### Short exercise
Starting with the first line below, extract each line through the one that contains "Chart.register(...registerables);", inclusive, excluding pictures.

### Data provided
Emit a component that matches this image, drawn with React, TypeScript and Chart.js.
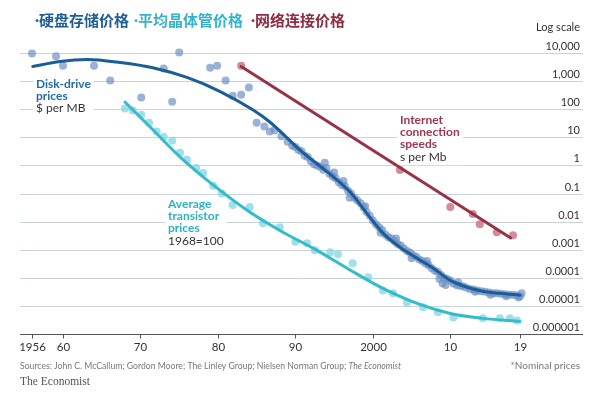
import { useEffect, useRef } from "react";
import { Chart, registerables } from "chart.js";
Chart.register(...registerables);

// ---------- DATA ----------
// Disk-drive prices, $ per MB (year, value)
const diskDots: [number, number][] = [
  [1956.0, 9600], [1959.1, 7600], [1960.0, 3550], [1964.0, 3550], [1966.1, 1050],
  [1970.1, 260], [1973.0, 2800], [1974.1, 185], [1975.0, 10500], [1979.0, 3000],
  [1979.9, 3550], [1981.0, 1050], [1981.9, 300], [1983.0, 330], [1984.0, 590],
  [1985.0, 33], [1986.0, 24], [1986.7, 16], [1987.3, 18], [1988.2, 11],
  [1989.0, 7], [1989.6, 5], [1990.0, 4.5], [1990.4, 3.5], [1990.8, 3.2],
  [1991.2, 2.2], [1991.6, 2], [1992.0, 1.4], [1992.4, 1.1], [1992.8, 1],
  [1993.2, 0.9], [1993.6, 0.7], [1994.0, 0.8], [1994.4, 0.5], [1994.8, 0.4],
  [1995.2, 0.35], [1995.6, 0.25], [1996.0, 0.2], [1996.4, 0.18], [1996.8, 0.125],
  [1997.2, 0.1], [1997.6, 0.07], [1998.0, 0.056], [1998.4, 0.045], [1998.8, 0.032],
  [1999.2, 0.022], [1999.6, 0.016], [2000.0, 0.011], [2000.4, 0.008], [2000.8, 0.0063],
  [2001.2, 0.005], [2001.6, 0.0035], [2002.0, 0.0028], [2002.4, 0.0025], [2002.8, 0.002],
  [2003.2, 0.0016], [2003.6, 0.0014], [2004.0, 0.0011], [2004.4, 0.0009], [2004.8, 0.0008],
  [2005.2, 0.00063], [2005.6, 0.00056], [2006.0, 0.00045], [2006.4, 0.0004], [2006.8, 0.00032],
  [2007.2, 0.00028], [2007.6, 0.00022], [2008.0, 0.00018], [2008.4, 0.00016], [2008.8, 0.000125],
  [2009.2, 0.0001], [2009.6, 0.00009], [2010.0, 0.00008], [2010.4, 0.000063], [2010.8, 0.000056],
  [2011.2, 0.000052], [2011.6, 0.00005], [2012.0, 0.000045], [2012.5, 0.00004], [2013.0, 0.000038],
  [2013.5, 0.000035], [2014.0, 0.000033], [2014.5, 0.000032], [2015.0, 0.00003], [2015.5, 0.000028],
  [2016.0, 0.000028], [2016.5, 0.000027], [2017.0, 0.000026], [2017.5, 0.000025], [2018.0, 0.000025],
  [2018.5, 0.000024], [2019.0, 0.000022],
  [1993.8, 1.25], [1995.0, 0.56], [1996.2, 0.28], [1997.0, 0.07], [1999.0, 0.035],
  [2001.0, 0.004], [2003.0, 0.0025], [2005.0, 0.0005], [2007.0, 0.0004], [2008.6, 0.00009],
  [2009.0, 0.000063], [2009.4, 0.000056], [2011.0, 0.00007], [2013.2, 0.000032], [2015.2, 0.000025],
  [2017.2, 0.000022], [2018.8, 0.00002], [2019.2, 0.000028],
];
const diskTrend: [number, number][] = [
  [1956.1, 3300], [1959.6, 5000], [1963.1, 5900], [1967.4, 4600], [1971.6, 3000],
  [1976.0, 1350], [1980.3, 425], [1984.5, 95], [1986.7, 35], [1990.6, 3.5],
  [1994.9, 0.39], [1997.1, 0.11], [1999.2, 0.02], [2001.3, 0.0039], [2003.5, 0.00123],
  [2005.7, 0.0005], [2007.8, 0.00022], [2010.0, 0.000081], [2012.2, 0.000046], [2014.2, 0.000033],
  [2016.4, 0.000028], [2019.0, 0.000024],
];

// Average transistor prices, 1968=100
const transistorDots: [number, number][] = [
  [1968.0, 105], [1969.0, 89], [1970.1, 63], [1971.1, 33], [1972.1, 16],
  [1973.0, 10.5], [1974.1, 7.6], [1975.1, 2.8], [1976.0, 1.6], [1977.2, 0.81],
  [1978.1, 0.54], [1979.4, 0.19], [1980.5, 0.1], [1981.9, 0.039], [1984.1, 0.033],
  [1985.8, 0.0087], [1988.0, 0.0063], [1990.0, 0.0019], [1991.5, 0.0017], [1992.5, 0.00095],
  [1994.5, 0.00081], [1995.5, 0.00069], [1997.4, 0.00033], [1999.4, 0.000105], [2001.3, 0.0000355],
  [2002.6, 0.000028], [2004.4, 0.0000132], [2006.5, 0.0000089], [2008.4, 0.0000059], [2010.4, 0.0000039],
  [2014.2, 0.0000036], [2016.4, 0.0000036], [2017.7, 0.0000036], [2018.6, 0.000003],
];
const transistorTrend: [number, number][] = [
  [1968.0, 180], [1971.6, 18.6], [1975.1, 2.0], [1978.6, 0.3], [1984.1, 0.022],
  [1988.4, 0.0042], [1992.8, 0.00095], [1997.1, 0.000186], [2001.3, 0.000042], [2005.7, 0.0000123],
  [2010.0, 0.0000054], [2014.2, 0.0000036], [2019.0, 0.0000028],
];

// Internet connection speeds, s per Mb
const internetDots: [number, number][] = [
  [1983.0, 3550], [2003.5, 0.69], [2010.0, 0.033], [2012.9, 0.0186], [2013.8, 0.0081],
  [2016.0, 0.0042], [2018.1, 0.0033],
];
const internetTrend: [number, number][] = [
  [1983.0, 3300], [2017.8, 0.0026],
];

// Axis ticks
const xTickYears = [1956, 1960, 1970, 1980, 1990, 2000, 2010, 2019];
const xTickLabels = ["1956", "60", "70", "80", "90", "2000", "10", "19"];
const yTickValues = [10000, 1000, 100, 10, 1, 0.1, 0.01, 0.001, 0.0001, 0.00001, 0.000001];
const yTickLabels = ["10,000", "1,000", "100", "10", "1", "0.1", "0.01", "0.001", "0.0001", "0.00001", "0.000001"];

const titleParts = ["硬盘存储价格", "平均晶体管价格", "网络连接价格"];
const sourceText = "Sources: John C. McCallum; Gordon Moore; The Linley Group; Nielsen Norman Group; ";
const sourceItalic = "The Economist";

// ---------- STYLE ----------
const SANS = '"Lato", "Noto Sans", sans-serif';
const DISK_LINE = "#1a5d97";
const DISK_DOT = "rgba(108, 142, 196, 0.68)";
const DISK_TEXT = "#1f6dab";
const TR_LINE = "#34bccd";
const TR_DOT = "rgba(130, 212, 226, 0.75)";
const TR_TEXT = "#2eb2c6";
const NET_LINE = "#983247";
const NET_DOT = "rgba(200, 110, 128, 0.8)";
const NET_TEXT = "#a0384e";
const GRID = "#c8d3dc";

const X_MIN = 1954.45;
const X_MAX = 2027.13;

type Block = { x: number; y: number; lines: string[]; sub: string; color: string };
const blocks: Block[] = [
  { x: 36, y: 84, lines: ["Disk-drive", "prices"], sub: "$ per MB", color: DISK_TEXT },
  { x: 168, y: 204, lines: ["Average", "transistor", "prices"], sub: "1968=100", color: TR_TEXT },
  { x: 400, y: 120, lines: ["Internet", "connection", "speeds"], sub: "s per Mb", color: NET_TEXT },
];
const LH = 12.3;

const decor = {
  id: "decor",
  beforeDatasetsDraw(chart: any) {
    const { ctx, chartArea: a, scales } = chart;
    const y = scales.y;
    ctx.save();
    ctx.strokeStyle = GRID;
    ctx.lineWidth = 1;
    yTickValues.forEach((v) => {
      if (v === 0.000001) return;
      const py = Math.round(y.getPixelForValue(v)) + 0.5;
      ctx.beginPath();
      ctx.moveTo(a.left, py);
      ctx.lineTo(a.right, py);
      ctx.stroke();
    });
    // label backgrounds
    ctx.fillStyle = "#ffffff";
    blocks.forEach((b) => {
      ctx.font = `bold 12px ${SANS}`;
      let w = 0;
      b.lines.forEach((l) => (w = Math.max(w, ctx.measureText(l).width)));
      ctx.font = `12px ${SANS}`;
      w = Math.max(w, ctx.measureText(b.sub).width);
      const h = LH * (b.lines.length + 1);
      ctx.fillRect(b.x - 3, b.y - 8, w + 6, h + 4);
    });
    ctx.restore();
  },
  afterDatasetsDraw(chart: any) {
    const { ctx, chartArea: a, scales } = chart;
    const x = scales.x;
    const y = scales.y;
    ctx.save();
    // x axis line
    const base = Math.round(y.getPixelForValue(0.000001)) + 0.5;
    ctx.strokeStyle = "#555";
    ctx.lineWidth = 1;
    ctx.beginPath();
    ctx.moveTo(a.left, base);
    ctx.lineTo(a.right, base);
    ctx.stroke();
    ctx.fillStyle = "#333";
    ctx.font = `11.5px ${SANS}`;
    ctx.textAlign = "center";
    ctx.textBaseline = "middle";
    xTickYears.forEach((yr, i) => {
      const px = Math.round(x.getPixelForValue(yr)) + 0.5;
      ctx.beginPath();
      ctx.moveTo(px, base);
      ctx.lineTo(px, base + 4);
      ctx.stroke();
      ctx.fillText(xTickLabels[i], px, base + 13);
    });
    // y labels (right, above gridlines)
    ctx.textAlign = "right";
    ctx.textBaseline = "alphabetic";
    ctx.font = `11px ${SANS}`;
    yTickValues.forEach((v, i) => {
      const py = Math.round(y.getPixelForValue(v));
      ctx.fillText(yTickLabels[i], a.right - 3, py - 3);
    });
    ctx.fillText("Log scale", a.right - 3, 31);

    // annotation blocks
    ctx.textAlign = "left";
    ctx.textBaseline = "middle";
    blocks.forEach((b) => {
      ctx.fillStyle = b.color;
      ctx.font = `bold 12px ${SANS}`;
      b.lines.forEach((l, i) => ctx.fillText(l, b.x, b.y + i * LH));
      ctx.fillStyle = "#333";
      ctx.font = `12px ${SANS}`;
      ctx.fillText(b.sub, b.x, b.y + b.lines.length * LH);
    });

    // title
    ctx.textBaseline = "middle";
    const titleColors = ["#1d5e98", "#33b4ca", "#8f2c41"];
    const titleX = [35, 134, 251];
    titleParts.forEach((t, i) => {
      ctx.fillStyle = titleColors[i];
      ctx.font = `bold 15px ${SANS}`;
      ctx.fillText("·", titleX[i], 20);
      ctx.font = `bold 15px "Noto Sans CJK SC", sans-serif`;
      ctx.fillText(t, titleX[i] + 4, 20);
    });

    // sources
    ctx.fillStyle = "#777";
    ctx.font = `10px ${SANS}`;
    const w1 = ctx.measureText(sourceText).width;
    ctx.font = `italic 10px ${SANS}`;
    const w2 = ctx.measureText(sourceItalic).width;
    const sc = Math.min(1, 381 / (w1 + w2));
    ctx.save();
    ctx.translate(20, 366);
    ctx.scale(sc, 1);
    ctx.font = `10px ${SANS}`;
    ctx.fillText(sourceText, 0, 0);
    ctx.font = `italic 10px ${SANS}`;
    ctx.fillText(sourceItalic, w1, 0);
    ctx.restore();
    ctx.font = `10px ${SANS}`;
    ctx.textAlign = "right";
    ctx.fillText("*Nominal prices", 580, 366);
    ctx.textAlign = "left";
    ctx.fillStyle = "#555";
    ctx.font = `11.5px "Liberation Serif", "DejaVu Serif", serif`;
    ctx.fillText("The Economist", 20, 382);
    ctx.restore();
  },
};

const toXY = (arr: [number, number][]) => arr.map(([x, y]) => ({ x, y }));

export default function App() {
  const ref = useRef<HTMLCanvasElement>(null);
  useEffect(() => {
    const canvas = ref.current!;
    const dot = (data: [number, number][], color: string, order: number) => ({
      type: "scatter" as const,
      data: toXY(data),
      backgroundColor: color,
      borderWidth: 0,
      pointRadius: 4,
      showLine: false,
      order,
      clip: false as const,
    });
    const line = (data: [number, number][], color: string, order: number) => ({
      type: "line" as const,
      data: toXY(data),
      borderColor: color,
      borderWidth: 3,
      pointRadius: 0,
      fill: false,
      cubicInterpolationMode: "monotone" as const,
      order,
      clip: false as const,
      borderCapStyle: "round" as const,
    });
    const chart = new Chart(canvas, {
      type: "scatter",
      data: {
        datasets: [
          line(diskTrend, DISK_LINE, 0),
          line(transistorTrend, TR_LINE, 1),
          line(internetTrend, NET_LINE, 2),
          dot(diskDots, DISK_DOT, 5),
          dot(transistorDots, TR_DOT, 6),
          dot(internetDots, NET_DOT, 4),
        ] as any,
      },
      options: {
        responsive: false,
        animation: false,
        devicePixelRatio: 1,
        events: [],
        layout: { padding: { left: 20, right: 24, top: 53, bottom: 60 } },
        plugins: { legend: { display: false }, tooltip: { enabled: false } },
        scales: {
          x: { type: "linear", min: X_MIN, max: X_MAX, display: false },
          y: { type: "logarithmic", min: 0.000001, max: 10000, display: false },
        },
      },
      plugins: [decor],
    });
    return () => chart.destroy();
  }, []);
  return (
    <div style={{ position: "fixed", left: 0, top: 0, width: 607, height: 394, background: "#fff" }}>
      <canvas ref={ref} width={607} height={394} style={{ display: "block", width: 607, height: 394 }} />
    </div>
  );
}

### Answer to this exercise
Emit a component that matches this image, drawn with React, TypeScript and Chart.js.
import { useEffect, useRef } from "react";
import { Chart, registerables } from "chart.js";
Chart.register(...registerables);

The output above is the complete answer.